Direction:
Output only the count of lines that contain "this".

Dataset extract:

::::

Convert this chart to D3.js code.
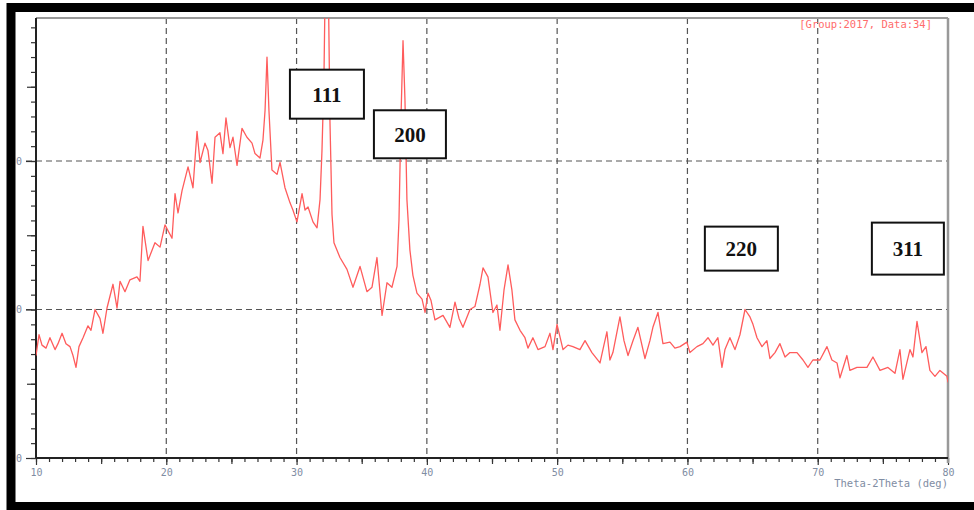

::::

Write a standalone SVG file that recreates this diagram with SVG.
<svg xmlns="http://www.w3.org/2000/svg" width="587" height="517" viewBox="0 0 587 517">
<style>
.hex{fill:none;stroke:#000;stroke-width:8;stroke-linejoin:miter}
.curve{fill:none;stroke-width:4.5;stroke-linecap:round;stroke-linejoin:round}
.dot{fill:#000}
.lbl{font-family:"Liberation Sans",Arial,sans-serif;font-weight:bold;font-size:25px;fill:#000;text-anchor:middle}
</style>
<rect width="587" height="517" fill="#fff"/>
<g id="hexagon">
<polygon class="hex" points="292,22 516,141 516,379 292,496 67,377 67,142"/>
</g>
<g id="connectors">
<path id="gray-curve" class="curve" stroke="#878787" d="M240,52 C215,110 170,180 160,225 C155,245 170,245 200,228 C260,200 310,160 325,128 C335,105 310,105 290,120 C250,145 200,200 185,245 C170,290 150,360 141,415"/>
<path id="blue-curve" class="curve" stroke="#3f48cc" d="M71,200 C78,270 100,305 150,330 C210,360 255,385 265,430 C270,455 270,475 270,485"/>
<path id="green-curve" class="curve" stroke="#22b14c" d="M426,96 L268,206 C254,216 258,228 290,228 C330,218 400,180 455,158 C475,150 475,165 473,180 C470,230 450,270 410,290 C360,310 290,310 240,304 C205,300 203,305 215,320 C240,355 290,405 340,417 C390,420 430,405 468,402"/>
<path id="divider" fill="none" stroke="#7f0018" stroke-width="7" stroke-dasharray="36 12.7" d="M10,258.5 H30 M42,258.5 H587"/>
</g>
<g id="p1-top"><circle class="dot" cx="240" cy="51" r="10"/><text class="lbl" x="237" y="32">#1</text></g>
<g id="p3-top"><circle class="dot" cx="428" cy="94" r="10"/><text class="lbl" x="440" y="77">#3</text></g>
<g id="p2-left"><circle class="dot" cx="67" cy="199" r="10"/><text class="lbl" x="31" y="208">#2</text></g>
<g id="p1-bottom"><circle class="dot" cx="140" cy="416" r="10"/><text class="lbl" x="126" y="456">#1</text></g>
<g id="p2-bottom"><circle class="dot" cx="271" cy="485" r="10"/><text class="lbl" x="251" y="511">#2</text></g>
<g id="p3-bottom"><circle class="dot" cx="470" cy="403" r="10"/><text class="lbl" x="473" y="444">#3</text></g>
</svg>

::::

Answer in full:
2